The left isn’t unified by anything. Marxism is half discredited by idiocy and monstrosity and the half that survived became a wildly contradictory mess more preoccupied with obscurantism, irrationality and anti-realism to hide its own failures than getting anything done much less charting a path. Most of the concerns of the left refer to opposing mythologized superstructures that we are left flailing in the absence of or whenever their composition and behavior change. The left is, in short, utterly allergic to radicalism. Fending off its inadequacies with short puffs of extremism instead.
As social and ideological complexities compound through the runaway feedback of the information age these internal tensions and the laughably frail taping over we’ve done will only become more clear.

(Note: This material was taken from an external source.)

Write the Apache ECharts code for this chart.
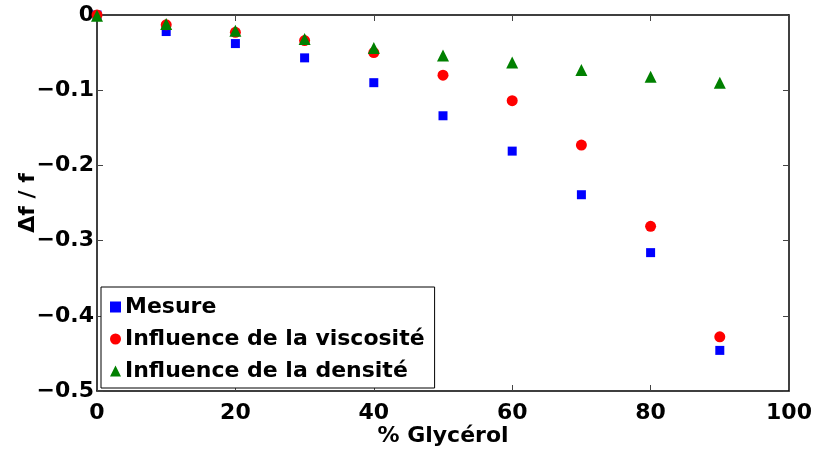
<!DOCTYPE html>
<html><head><meta charset="utf-8">
<script src="https://cdn.jsdelivr.net/npm/echarts@6/dist/echarts.min.js"></script>
<style>html,body{margin:0;padding:0;background:#fff}#c{width:814px;height:450px}</style>
</head><body><div id="c"></div>
<script>
const glycerol = [0, 10, 20, 30, 40, 50, 60, 70, 80, 90];
const mesure = [0, -0.022, -0.038, -0.057, -0.090, -0.134, -0.181, -0.239, -0.316, -0.446];
const viscosite = [0, -0.013, -0.023, -0.034, -0.050, -0.080, -0.114, -0.173, -0.281, -0.428];
const densite = [-0.001, -0.012, -0.021, -0.032, -0.044, -0.054, -0.063, -0.073, -0.082, -0.090];
const seriesNames = ['Mesure', 'Influence de la viscosité', 'Influence de la densité'];
const F = '"DejaVu Sans", "Liberation Sans", Arial, sans-serif';
const FS = 22;
const pairs = a => glycerol.map((x, i) => [x, a[i]]);
const chart = echarts.init(document.getElementById('c'));
const axisCommon = {
  axisLine: {show: true, onZero: false, lineStyle: {color: '#000', width: 1.5}},
  axisTick: {show: true, inside: true, length: 6, lineStyle: {color: '#444', width: 1}},
  splitLine: {show: false}
};
const txt = {fontFamily: F, fontWeight: 'bold', fontSize: FS, color: '#000'};
chart.setOption({
  animation: false,
  grid: {left: 97, right: 25, top: 15, bottom: 59, containLabel: false, outerBoundsMode: 'none'},
  xAxis: [
    Object.assign({type: 'value', min: 0, max: 100, interval: 20, position: 'bottom',
      name: '% Glycérol', nameLocation: 'middle', nameGap: 34, nameMoveOverlap: false,
      nameTextStyle: txt,
      axisLabel: Object.assign({margin: 11}, txt)}, axisCommon),
    Object.assign({type: 'value', min: 0, max: 100, interval: 20, position: 'top',
      axisLabel: {show: false}}, axisCommon)
  ],
  yAxis: [
    Object.assign({type: 'value', min: -0.5, max: 0, interval: 0.1, position: 'left',
      name: 'Δf / f', nameLocation: 'middle', nameGap: 58, nameRotate: 90, nameMoveOverlap: false,
      nameTextStyle: txt,
      axisLabel: Object.assign({margin: 3,
        formatter: v => Math.abs(v) < 1e-9 ? '0' : '\u2212' + Math.abs(v).toFixed(1)}, txt)}, axisCommon),
    Object.assign({type: 'value', min: -0.5, max: 0, interval: 0.1, position: 'right',
      axisLabel: {show: false}}, axisCommon)
  ],
  legend: {
    orient: 'vertical', left: 101, top: 287, width: 335,
    backgroundColor: '#fff', borderColor: '#000', borderWidth: 1,
    padding: [9, 10, 6, 9], itemGap: 10, itemWidth: 11, itemHeight: 11,
    textStyle: Object.assign({padding: [0, 0, 0, -1]}, txt),
    data: [
      {name: seriesNames[0], icon: 'rect', itemStyle: {color: '#0000ff'}},
      {name: seriesNames[1], icon: 'circle'},
      {name: seriesNames[2], icon: 'triangle'}
    ]
  },
  series: [
    {name: seriesNames[0], type: 'scatter', symbol: 'rect', symbolSize: 9, data: pairs(mesure), itemStyle: {color: '#0000ff', opacity: 1}},
    {name: seriesNames[1], type: 'scatter', symbol: 'circle', symbolSize: 11, data: pairs(viscosite), itemStyle: {color: '#ff0000', opacity: 1}},
    {name: seriesNames[2], type: 'scatter', symbol: 'triangle', symbolSize: 12, data: pairs(densite), itemStyle: {color: '#008000', opacity: 1}}
  ]
});
</script></body></html>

There is still hope for a radical anarchism that is willing to root its discussions of freedom and ethics concretely and explicitly. But this will necessarily involve casting off from many allies who we share some limited intuitions or momentary prescriptions with. Or at least dissolving the comforting delusions of a deep camaraderie.
The only reason the lie of “the left” has persisted for two centuries is that its grand Manichean narrative of two more or less uniform tribes — one enlightened and one indecipherably morally corrupt — enables a sense of community that provides psychological comfort to many. To many on the left (as well as on the nationalistic etc right) a hunger for “community” is actually their primary motivation. When chatting at the bar it’s better to not look too deep into why you both oppose capitalists lest you discover something that sunders rather than binds.
But the format of present internet technologies has had the reverse effect. Inescapable contact with The Enemy has led us to put up hostile discursive walls that naturally end up cutting out our traditional allies too, causing both right and left to fracture in desperate attempts to find purity, trustworthiness, or some kind of deeper binding. The happenstance points of unity that worked when we had little choice in who to befriend are now fracturing in all directions. This is largely a good thing, the last two decades have seen all manner of horrors lurking among our own ranks exposed. But the process that brings to light our lack of commonality with the anti-science leftist deep ecologist who wants to kill all humans is also a process that will ultimately rip “the left” to unsalvageable shreds.
This ship is sinking. And just because many of the rats are fleeing doesn’t mean we shouldn’t either.